Japan's 'Indo-Pacific' question: countering China or shaping a new regional order
International Affairs, 2020
Japan's primary objective of the ‘free and open Indo-Pacific’ (FOIP) strategy is to shape and consolidate regional order in the Indo-Pacific region based on the existing rules-based international order. The concept initially aimed to achieve two different objectives—shaping a regional order in the Indo-Pacific and ensuring the defence of Japan; however, Japan has gradually shifted its strategic focus onto the former, separating national defence from the FOIP concept, which reflects a change in the degree of its commitment to the two objectives. On the one hand, as its overall security strategy, Japan has determined to steadily enhance its national defence by increasing its own defence capabilities and strengthening the US–Japan alliance, while transforming its partnerships with like-minded states, such as Australia and India, into a diplomatic, and potentially military, alignment.
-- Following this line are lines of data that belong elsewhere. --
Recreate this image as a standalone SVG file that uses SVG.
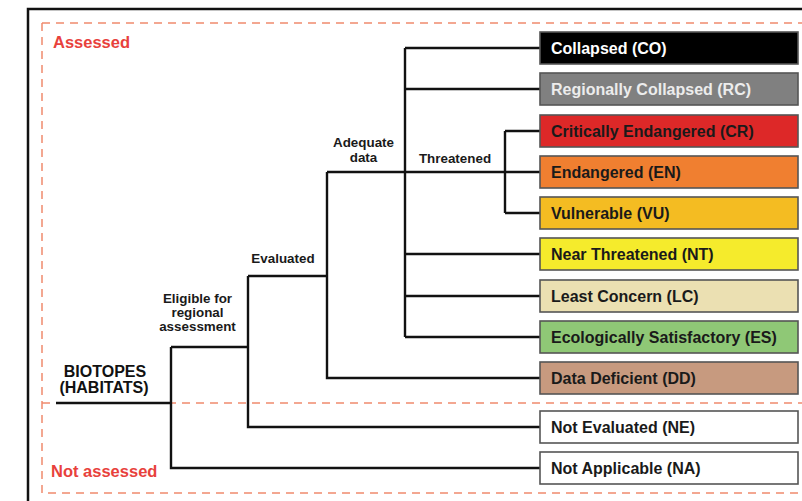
<svg xmlns="http://www.w3.org/2000/svg" width="802" height="501" viewBox="0 0 802 501">
<style>
.frame{fill:none;stroke:#111;stroke-width:2.5}
.dash{fill:none;stroke:#f08a6e;stroke-width:1.5;stroke-dasharray:8 6}
.zone{font-family:"Liberation Sans",Arial,sans-serif;font-weight:bold;font-size:16.5px;fill:#e8413c}
.lbl{font-family:"Liberation Sans",Arial,sans-serif;font-weight:bold;font-size:13.4px;fill:#1a1a1a;text-anchor:middle}
.root{font-family:"Liberation Sans",Arial,sans-serif;font-weight:bold;font-size:16px;fill:#111;text-anchor:middle}
.box{stroke:#555;stroke-width:1.6}
.bt{font-family:"Liberation Sans",Arial,sans-serif;font-weight:bold;font-size:16px;fill:#1a1a1a}
.conn{fill:none;stroke:#111;stroke-width:2.4}
</style>
<rect x="0" y="0" width="802" height="501" fill="#fff"/>
<rect class="frame" x="28" y="9" width="800" height="520"/>
<g id="zones">
<path class="dash" d="M42 23 H802 M42 23 V493 H802 M42 403 H802"/>
<text class="zone" x="53" y="48">Assessed</text>
<text class="zone" x="51" y="477">Not assessed</text>
</g>
<g id="connectors">
<path class="conn" d="M56 403 H171 M171 347 V468 H540 M171 347 H248 M248 276 V427 H540 M248 276 H327 M327 172 V378 H540 M327 172 H540 M405 48 V337 M405 48 H540 M405 89 H540 M405 254 H540 M405 296 H540 M405 337 H540 M505 131 V213 M505 131 H540 M505 213 H540"/>
</g>
<g id="root"><text class="root" x="105" y="377">BIOTOPES</text><text class="root" x="104" y="393">(HABITATS)</text></g>
<g id="lbl-eligible"><text class="lbl" x="197.5" y="303">Eligible for</text><text class="lbl" x="197.5" y="317">regional</text><text class="lbl" x="197.5" y="331">assessment</text></g>
<g id="lbl-evaluated"><text class="lbl" x="283" y="263">Evaluated</text></g>
<g id="lbl-adequate"><text class="lbl" x="363.5" y="147">Adequate</text><text class="lbl" x="363.5" y="162">data</text></g>
<g id="lbl-threatened"><text class="lbl" x="455" y="163">Threatened</text></g>
<g id="CO"><rect class="box" x="540" y="32" width="258" height="32" fill="#000"/><text class="bt" x="551" y="54" style="fill:#fff">Collapsed (CO)</text></g>
<g id="RC"><rect class="box" x="540" y="73" width="258" height="32" fill="#808080"/><text class="bt" x="551" y="95" style="fill:#ececec">Regionally Collapsed (RC)</text></g>
<g id="CR"><rect class="box" x="540" y="115" width="258" height="32" fill="#dd2828"/><text class="bt" x="551" y="137">Critically Endangered (CR)</text></g>
<g id="EN"><rect class="box" x="540" y="156" width="258" height="32" fill="#f07f30"/><text class="bt" x="551" y="178">Endangered (EN)</text></g>
<g id="VU"><rect class="box" x="540" y="197" width="258" height="32" fill="#f4bc22"/><text class="bt" x="551" y="219">Vulnerable (VU)</text></g>
<g id="NT"><rect class="box" x="540" y="238" width="258" height="32" fill="#f5eb2c"/><text class="bt" x="551" y="260">Near Threatened (NT)</text></g>
<g id="LC"><rect class="box" x="540" y="280" width="258" height="32" fill="#ebe0b2"/><text class="bt" x="551" y="302">Least Concern (LC)</text></g>
<g id="ES"><rect class="box" x="540" y="321" width="258" height="32" fill="#8fc876"/><text class="bt" x="551" y="343">Ecologically Satisfactory (ES)</text></g>
<g id="DD"><rect class="box" x="540" y="362" width="258" height="32" fill="#c79a7f"/><text class="bt" x="551" y="384">Data Deficient (DD)</text></g>
<g id="NE"><rect class="box" x="540" y="411" width="258" height="32" fill="#fff"/><text class="bt" x="551" y="433">Not Evaluated (NE)</text></g>
<g id="NA"><rect class="box" x="540" y="452" width="258" height="32" fill="#fff"/><text class="bt" x="551" y="474">Not Applicable (NA)</text></g>
</svg>
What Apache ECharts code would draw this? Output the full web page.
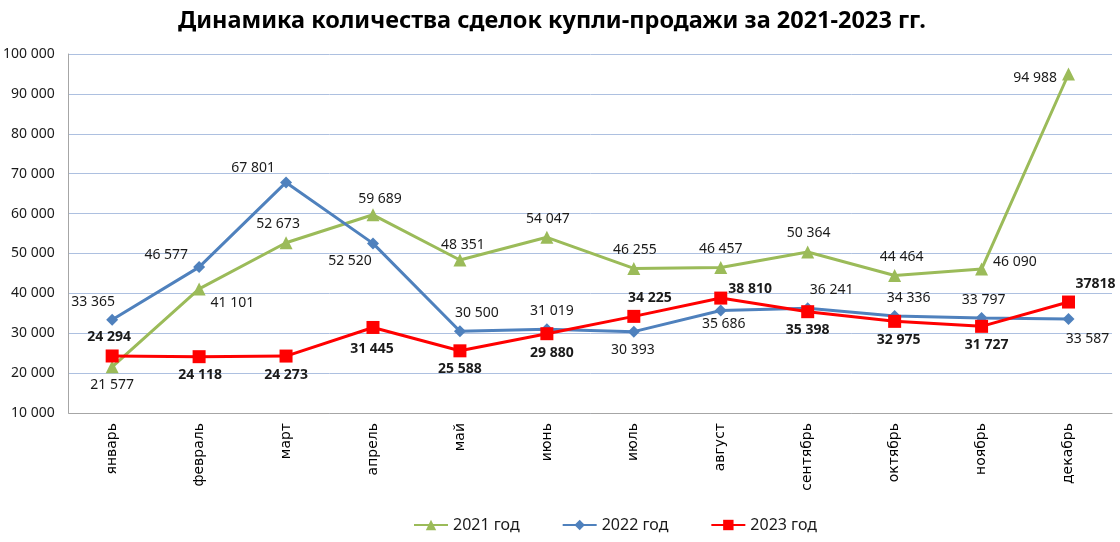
<!DOCTYPE html>
<html>
<head>
<meta charset="utf-8">
<script src="https://cdn.jsdelivr.net/npm/echarts@6/dist/echarts.min.js"></script>
<style>html,body{margin:0;padding:0;background:#fff}#c{width:1120px;height:542px}</style>
</head>
<body>
<div id="c"></div>
<script>
const categories = ['январь','февраль','март','апрель','май','июнь','июль','август','сентябрь','октябрь','ноябрь','декабрь'];
const seriesNames = ['2021 год','2022 год','2023 год'];
const values2021 = [21577, 41101, 52673, 59689, 48351, 54047, 46255, 46457, 50364, 44464, 46090, 94988];
const values2022 = [33365, 46577, 67801, 52520, 30500, 31019, 30393, 35686, 36241, 34336, 33797, 33587];
const values2023 = [24294, 24118, 24273, 31445, 25588, 29880, 34225, 38810, 35398, 32975, 31727, 37818];
const yTicks = {min: 10000, max: 100000, interval: 10000};

// label placement [position, dx, dy]
const pos2021 = [['bottom',0,0],['right',0,14],['top',-8,0],['top',7,3],['top',3,3],['top',1,0],['top',1,0],['top',0,0],['top',1,0],['top',7,0],['right',0,-7],['left',0,4]];
const pos2022 = [['top',-19,0],['left',0,-12],['left',0,-14],['bottom',-23,0],['top',17,0],['top',5,0],['bottom',-1,0],['bottom',3,-5],['top',24,0],['top',14,0],['top',2,0],['bottom',19,2]];
const pos2023 = [['top',-3,0],['bottom',1,0],['bottom',0,0],['bottom',-1,3],['bottom',0,0],['bottom',5,1],['top',16,0],['right',-4,-9],['bottom',0,0],['bottom',4,0],['bottom',5,0],['top',27,0]];

function fmt(v){ return String(v).replace(/\B(?=(\d{3})+(?!\d))/g, ' '); }

function build(vals, posArr, bold, rawLast){
  return vals.map((v,i)=>({
    value: v,
    label: {
      show: true,
      position: posArr[i][0],
      offset: [posArr[i][1], posArr[i][2]],
      formatter: (rawLast && i === vals.length-1) ? String(v) : fmt(v),
      fontWeight: bold ? 'bold' : 'normal'
    }
  }));
}

const labelBase = {fontFamily:'Noto Sans', fontSize:14, color:'#1a1a1a'};

const chart = echarts.init(document.getElementById('c'));
chart.setOption({
  animation: false,
  backgroundColor: '#fff',
  title: {
    text: 'Динамика количества сделок купли-продажи за 2021-2023 гг.',
    left: 173, top: 4,
    textStyle: {fontFamily:'Noto Sans', fontSize:23.5, fontWeight:'bold', color:'#000'}
  },
  legend: {
    bottom: 4, left: 408,
    itemWidth: 34, itemHeight: 13, itemGap: 42,
    textStyle: {fontFamily:'Noto Sans', fontSize:16, color:'#1a1a1a'},
    data: seriesNames
  },
  grid: {left: 68, right: 8, top: 54, bottom: 129, containLabel: false},
  xAxis: {
    type: 'category',
    data: categories,
    boundaryGap: true,
    axisLine: {lineStyle: {color:'#a6a6a6', width:1}},
    axisTick: {show: false},
    axisLabel: {rotate: 90, margin: 10, fontFamily:'DejaVu Sans', fontSize:14, color:'#000'}
  },
  yAxis: {
    type: 'value',
    min: yTicks.min, max: yTicks.max, interval: yTicks.interval,
    axisLine: {show: true, lineStyle: {color:'#a6a6a6', width:1}},
    axisTick: {show: false},
    splitLine: {lineStyle: {color:'#adc0e0', width:1}},
    axisLabel: {margin: 14, fontFamily:'Noto Sans', fontSize:14, color:'#1a1a1a', formatter: v => fmt(v)}
  },
  series: [
    {
      name: seriesNames[0], type: 'line', data: build(values2021, pos2021, false, false),
      symbol: 'triangle', symbolSize: 13,
      lineStyle: {color:'#9bbb59', width:3}, itemStyle: {color:'#9bbb59'},
      label: labelBase
    },
    {
      name: seriesNames[1], type: 'line', data: build(values2022, pos2022, false, false),
      symbol: 'diamond', symbolSize: 12,
      lineStyle: {color:'#4f81bd', width:3}, itemStyle: {color:'#4f81bd'},
      label: labelBase
    },
    {
      name: seriesNames[2], type: 'line', data: build(values2023, pos2023, true, true),
      symbol: 'rect', symbolSize: 13,
      lineStyle: {color:'#ff0000', width:3}, itemStyle: {color:'#ff0000'},
      label: labelBase
    }
  ]
});
</script>
</body>
</html>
This has been brought about by shifts in the regional balance of power, particularly the rise of China and the relative decline of the United States. On the other hand, as part of its FOIP strategy, Japan's attempts to build a new regional order in the Indo-Pacific region aim to defend the existing rules-based order established by the United States from challengers, particularly China. Yet, given the strategic uncertainty over Japan's international coalition-building efforts to create a new regional order, Japan has made its approach flexible; Tokyo is using its ambiguous FOIP concept to gauge other states' responses, understand their perspectives, and change its strategic emphases accordingly—so-called ‘tactical hedging’. Japan has pursued similar means to achieve the two key objectives. Nevertheless, the country's core interest, the defence of Japan, is more imperative than building a regional order in the Indo-Pacific region, and Japan faces different types of challenges in the future.